唐の都にならった藤原の宮をつくり、そこに都を移し、父と夫の悲願であった律令政治の基礎を固めた実力派でもあったそうです。

持統天皇は天智天皇の第二皇女で、叔父にあたる天武天皇に嫁がれます。

天武天皇が崩御なされた後、皇太子だった実子の草壁の皇子がなくなったため、自ら即位され、のちに孫の文武天皇へと譲位されます。
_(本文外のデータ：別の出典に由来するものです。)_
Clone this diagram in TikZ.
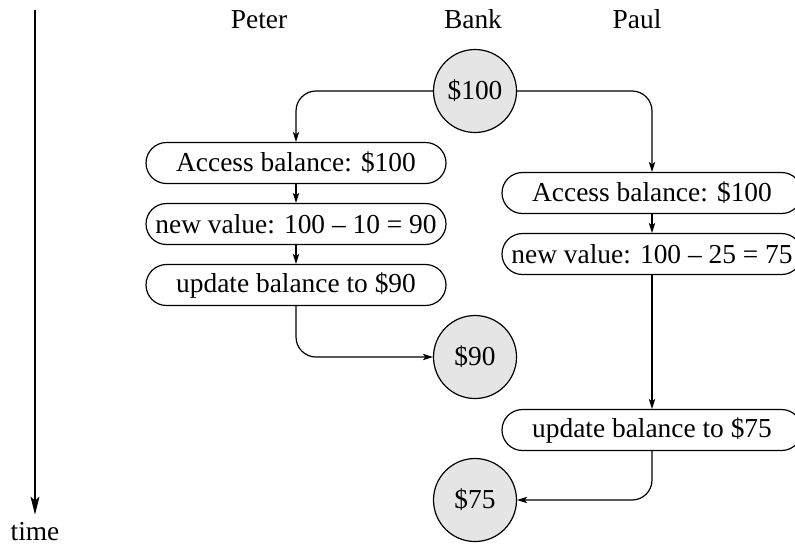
\documentclass[tikz,border=0pt]{standalone}
\usepackage{fontspec}
\setmainfont{Liberation Serif}
\usetikzlibrary{arrows.meta}
\begin{document}
\begin{tikzpicture}[x=0.5pt,y=-0.5pt,
  font=\fontsize{13.7}{16}\selectfont, line width=0.6pt,
  state/.style={circle,draw,fill=black!10,minimum size=41.5pt,inner sep=0pt},
  stepbox/.style={draw,rounded corners=10.25pt,minimum width=150pt,minimum height=20.5pt,inner xsep=2.5pt,inner ysep=0pt},
  flow/.style={-{Stealth[length=5pt,width=3.2pt,inset=1.2pt]},rounded corners=10pt},
  lbl/.style={anchor=base}]
\useasboundingbox (0,0) rectangle (795,543);
\node[lbl] (peter) at (259,28) {Peter};
\node[lbl] (bank) at (473,28) {Bank};
\node[lbl] (paul) at (637,28) {Paul};
\node[state] (b100) at (475,91) {\$100};
\node[stepbox] (a1) at (296,163) {Access balance: \$100};
\node[stepbox] (a2) at (296,224) {new value: 100 -- 10 = 90};
\node[stepbox] (a3) at (296,285) {update balance to \$90};
\node[state] (b90) at (475,357) {\$90};
\node[stepbox] (c1) at (652,193) {Access balance: \$100};
\node[stepbox] (c2) at (652,254) {new value: 100 -- 25 = 75};
\node[stepbox] (c3) at (652,430) {update balance to \$75};
\node[state] (b75) at (475,500) {\$75};
\node[lbl] (time) at (35,540) {time};
\coordinate (t0) at (35,10);
\draw[-{Stealth[length=9pt,width=4.5pt,inset=2pt]}] (t0) -- (time.north);
\draw[flow] (b100.west) -| (a1.north);
\draw[flow] (b100.east) -| (c1.north);
\draw[flow] (a1) -- (a2);
\draw[flow] (a2) -- (a3);
\draw[flow] (a3.south) |- (b90.west);
\draw[flow] (c1) -- (c2);
\draw[flow] (c2) -- (c3);
\draw[flow] (c3.south) |- (b75.east);
\end{tikzpicture}
\end{document}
持統天皇の時代には日本で初めて「愛国」という文字が使われたそうです。

愛国は持統天皇が一般個人に与えた勅語で使われたそうです。(下記参照)

朱鳥五年(690年)
「朕、その朝を尊び、国を愛い、己を売りて忠を顕せることを嘉とす」
(われ、そのみかどをとうとび、くにをおもい、
おのれをうりてまめなるこころをあらわせることをよみとす)

一平民の大伴部博麻(おおともべのはかま)に声をかけて顕彰されたそうです。

歴代の女性天皇は天皇の座につけるお世継ぎがいない(幼く適齢期を迎えていない等)の間の政務を担うために代わりとして即位されていました。

適齢期を迎えた皇太子が健やかに育てば、その後女性天皇は退位され、天皇の座を譲位し、神代の時代から続く天皇の血筋を守り抜いていたのです。

それは今も現代まで引き継がれております。

まとめ

もしこの歌が夏の到来のみを歌った歌だとし、

持統天皇が宮殿の中できらびやかに過ごすだけの生活を送っているのであるならば、

「ああ暑い夏が来た」で終わってしまいそうな気がします。

しかし、この歌を読むと、

四季の喜びと共に、今を生きている喜びを

「たおやかに」けれど「勇ましく」歌っているように感じます。

これは実際に経験しないと感じることができない感性だと個人的には思っています。

持統天皇は女性でありながら父、夫に劣らない政治力を持った、たくましい天皇です。

個人的には、持統天皇が自ら川へ赴き、洗濯をし、亡き天武天皇を思い、香具山に向かって国のため民のため、また頑張ろうという意気込みが聞こえてきそうな歌だと思います。

強くたくましく生きる女性天皇の姿が垣間見れる一首ではないかと思っています。

和歌を楽しむポイント

和歌の真意は読み手にすべてがゆだねられます。

昔の日本は察するという文化が当たり前でした。

文字・言葉はきっかけをくれる暗号のようなもの。

和歌や言葉の真意はその裏にその先にあります。

それは各々で察するというのが古来の日本の美学です。

どう感じてどう読むかは読んだあなたのこころのままに。